Stundenlang bearbeiten sie selbst kleinste Hautunreinheiten hinter der verschlossenen Badezimmertür. Manche melden sich sogar bei der Arbeit krank, so Birgit Mauler, leitende Psychologin an der Münsteraner Christoph-Dornier-Klinik für Psychotherapie.
Denn die jeweiligen Hautpartien sehen danach oft so geschunden aus, dass sich die Betroffenen nicht mehr auf die Straße trauen. Nicht selten entzünden sich die Wunden, es können Narben entstehen.
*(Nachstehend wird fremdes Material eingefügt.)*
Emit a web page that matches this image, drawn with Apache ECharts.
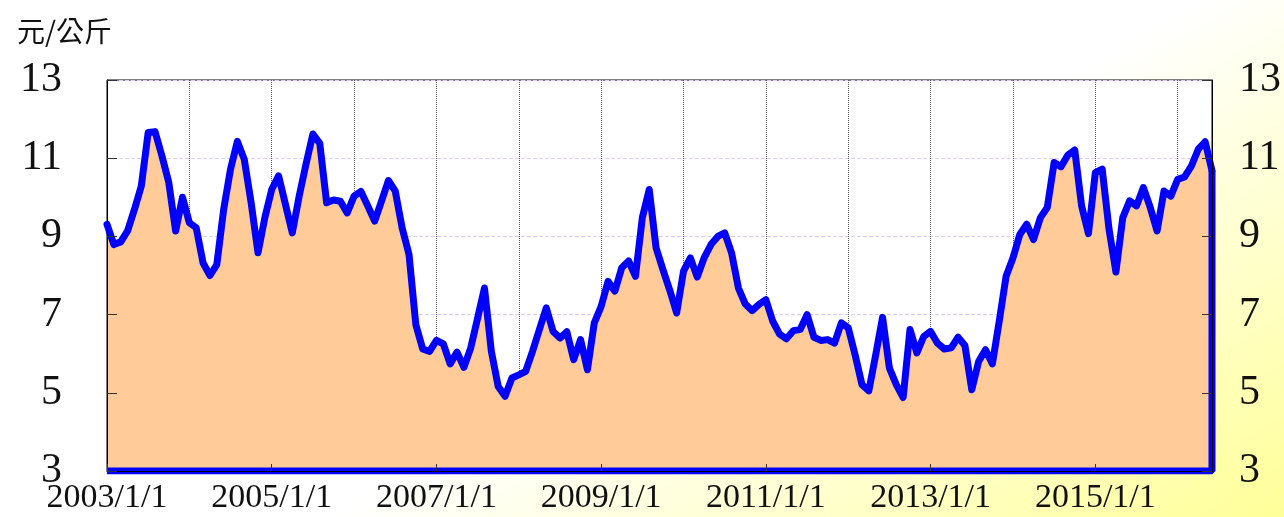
<!DOCTYPE html>
<html>
<head>
<meta charset="utf-8">
<title>元/公斤</title>
<script src="https://cdn.jsdelivr.net/npm/echarts@6/dist/echarts.min.js"></script>
<style>
html, body { margin: 0; padding: 0; }
#main { width: 1284px; height: 517px; }
</style>
</head>
<body>
<div id="main"></div>
<script>
// 月資料 (每年一列)
var years = [2003, 2004, 2005, 2006, 2007, 2008, 2009, 2010, 2011, 2012, 2013, 2014, 2015, 2016];
var p2003 = [9.31, 8.79, 8.86, 9.14, 9.69, 10.29, 11.66, 11.68, 11.06, 10.38, 9.14, 10.0];
var p2004 = [9.35, 9.22, 8.32, 8.0, 8.28, 9.69, 10.72, 11.43, 10.97, 9.86, 8.58, 9.48];
var p2005 = [10.2, 10.55, 9.82, 9.09, 10.03, 10.85, 11.62, 11.38, 9.86, 9.93, 9.9, 9.6];
var p2006 = [10.03, 10.15, 9.78, 9.39, 9.9, 10.43, 10.16, 9.22, 8.54, 6.74, 6.12, 6.06];
var p2007 = [6.34, 6.25, 5.74, 6.04, 5.65, 6.15, 6.91, 7.68, 6.06, 5.16, 4.91, 5.38];
var p2008 = [5.46, 5.55, 6.06, 6.62, 7.17, 6.57, 6.4, 6.56, 5.85, 6.36, 5.59, 6.79];
var p2009 = [7.21, 7.85, 7.6, 8.2, 8.37, 7.98, 9.48, 10.2, 8.71, 8.15, 7.62, 7.04];
var p2010 = [8.11, 8.45, 7.96, 8.45, 8.79, 9.0, 9.09, 8.58, 7.68, 7.27, 7.1, 7.26];
var p2011 = [7.38, 6.83, 6.5, 6.38, 6.59, 6.62, 7.0, 6.42, 6.34, 6.36, 6.27, 6.79];
var p2012 = [6.66, 5.97, 5.21, 5.05, 5.97, 6.93, 5.63, 5.21, 4.88, 6.62, 6.02, 6.44];
var p2013 = [6.57, 6.27, 6.12, 6.15, 6.42, 6.21, 5.08, 5.8, 6.1, 5.74, 6.83, 7.98];
var p2014 = [8.45, 9.05, 9.31, 8.92, 9.48, 9.74, 10.89, 10.78, 11.08, 11.21, 9.78, 9.07];
var p2015 = [10.63, 10.72, 9.18, 8.09, 9.48, 9.91, 9.78, 10.25, 9.74, 9.14, 10.16, 10.03];
var p2016 = [10.46, 10.52, 10.8, 11.23, 11.42, 10.68];

var prices = [].concat(p2003, p2004, p2005, p2006, p2007, p2008, p2009,
                       p2010, p2011, p2012, p2013, p2014, p2015, p2016);

// 類別: 2003/1/1 ... 2016/6/1
var categories = [];
for (var i = 0; i < prices.length; i++) {
    categories.push(years[Math.floor(i / 12)] + '/' + (i % 12 + 1) + '/1');
}

var yMin = 3, yMax = 13, yStep = 2;
var lastIndex = prices.length - 1;
// 面積外框 (右側與底部)
var outline = [[lastIndex, prices[lastIndex]], [lastIndex, yMin], [0, yMin]];

var serifFont = "'Liberation Serif', 'Times New Roman', serif";
var everyTwoYears = function (idx) { return idx % 24 === 0; };

var myChart = echarts.init(document.getElementById('main'));
myChart.setOption({
    animation: false,
    backgroundColor: {
        type: 'linear', x: 1035, y: 98, x2: 1284, y2: 517, global: true,
        colorStops: [{offset: 0, color: '#ffffff'}, {offset: 1, color: '#ffff99'}]
    },
    title: {
        text: '元/公斤',
        left: 12, top: 12,
        textStyle: {
            fontFamily: "'Noto Sans CJK TC', sans-serif",
            fontSize: 28, fontWeight: 'normal', color: '#111'
        }
    },
    grid: {
        left: 107, right: 72, top: 80, bottom: 46,
        show: true, backgroundColor: '#ffffff',
        borderColor: '#000', borderWidth: 1,
        outerBoundsMode: 'none'
    },
    xAxis: [{
        // 格線 (在面積下面)
        type: 'category',
        data: categories,
        boundaryGap: false,
        axisLine: {show: false},
        axisTick: {show: false},
        axisLabel: {show: false},
        splitLine: {
            show: true,
            interval: function (idx) { return idx % 12 === 0; },
            lineStyle: {type: 'dotted', color: '#555', width: 1}
        },
        z: 0
    }, {
        type: 'value', min: 0, max: lastIndex, show: false
    }, {
        // 軸線、刻度、標籤 (在面積上面)
        type: 'category',
        data: categories,
        position: 'bottom',
        boundaryGap: false,
        axisLine: {lineStyle: {color: '#000', width: 1}},
        axisTick: {inside: true, length: 7, interval: everyTwoYears, lineStyle: {color: '#333'}},
        axisLabel: {
            interval: everyTwoYears,
            fontFamily: serifFont, fontSize: 34, color: '#111', margin: 10
        },
        splitLine: {show: false},
        z: 5
    }],
    yAxis: [{
        type: 'value', position: 'left',
        min: yMin, max: yMax, interval: yStep,
        axisLine: {show: true, lineStyle: {color: '#000'}},
        axisTick: {show: true, inside: true, length: 10, lineStyle: {color: '#333'}},
        axisLabel: {fontFamily: serifFont, fontSize: 42, color: '#111', margin: 45},
        splitLine: {show: false},
        z: 5
    }, {
        type: 'value', position: 'right',
        min: yMin, max: yMax, interval: yStep,
        axisLine: {show: true, lineStyle: {color: '#000'}},
        axisTick: {show: true, inside: true, length: 10, lineStyle: {color: '#333'}},
        axisLabel: {fontFamily: serifFont, fontSize: 42, color: '#111', margin: 27},
        splitLine: {show: false},
        z: 5
    }, {
        type: 'value', position: 'left',
        min: yMin, max: yMax, interval: yStep,
        axisLine: {show: false},
        axisTick: {show: false},
        axisLabel: {show: false},
        splitLine: {lineStyle: {type: 'dashed', color: '#dccdf2', width: 1}},
        z: 0
    }],
    series: [{
        type: 'line',
        xAxisIndex: 1,
        yAxisIndex: 0,
        data: outline,
        symbol: 'none',
        silent: true,
        lineStyle: {color: '#0000ff', width: 7},
        z: 3
    }, {
        type: 'line',
        xAxisIndex: 0,
        yAxisIndex: 0,
        data: prices,
        symbol: 'none',
        silent: true,
        lineStyle: {color: '#0000ff', width: 7, join: 'round', cap: 'round'},
        areaStyle: {color: '#ffcc99', opacity: 1, origin: 'start'},
        z: 2
    }]
});
</script>
</body>
</html>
Viele leiden jahrelang - und können dennoch nicht aufhören.
Stationäre Klinikaufenthalte
In den vergangenen drei, vier Jahren mussten laut Mauler immer mehr Menschen deswegen stationär in die Klinik aufgenommen werden.
Dabei ist das Problem der Dermatillomanie, auch Skin-Picking genannt, keineswegs neu - nach einer aktuellen Studie leiden immerhin 5,4 Prozent der Bevölkerung darunter. Allerdings wächst erst jetzt das Problembewusstsein: Möglicherweise liegt das an ersten Medienberichten über eine verwandte Störung, das Haareausreißen, glaubt Mauler.
Von Forschung lange ignoriert
Gerade weil die Betroffenen bisher mit großem Geschick versucht haben, ihre Störung zu verbergen, ist sie noch kaum bekannt, und auch von der Forschung wurde sie bisher weitgehend ignoriert.
Die Ursachen liegen denn auch weitgehend im Dunkeln. Ich bin aber ziemlich sicher, dass es eng mit unserem Schönheitsideal zusammenhängt, sagt die Psychologin: Die Haut muss perfekt sein, Hautunreinheiten werden nicht akzeptiert.
Verbindung mit Zwangserkrankung
Hier liege auch die Verbindung zu einer Zwangserkrankung: Die Patienten fühlen sich zum Beispiel unrein und müssen deshalb die Pickel, Mitesser oder eingewachsenen Haare beseitigen.
Eine andere Gruppe von Betroffenen kratzt dagegen spontan aus einem Impuls heraus - etwa, um Stress abzubauen. Häufig treten beide Formen des Skin-Picking parallel auf. Viele Patienten berichten daneben über depressive Phasen oder Ängste.
Mit Schere und Pinzette
Nicht nur im Gesicht, sondern auch in Körperregionen, die einfacher zu verstecken sind, kratzen und drücken die Betroffenen: am Rücken, im Brustbereich und an den Beinen. Manche Skin-Picker greifen zu Scheren, Pinzetten und Messern.
Andere kratzen auch den Schorf alter Wunden wieder ab. Das Paradoxe: Während das Ziel eigentlich darin besteht, die Hautunreinheiten zu beseitigen, ist die Haut nach einer solchen Bearbeitung erst recht von roten Stellen, Quaddeln und blutigen Wunden übersät.
Währenddessen, berichten Betroffene, befinden sie sich in einer Art Trance, spüren nicht einmal Schmerz.
Einschränkungen im Alltag
Der Leidensdruck kann erheblich sein. Sobald man durch die Dermatillomanie in seinem Alltag eingeschränkt ist, sollte man sich dem Arzt anvertrauen, rät deshalb Mauler.
Dieser entscheide dann, ob eine ambulante oder gar stationäre Therapie notwendig sei. Zwar lägen noch keine Zahlen vor, aber die Heilungsquote ist laut der Psychologin hoch.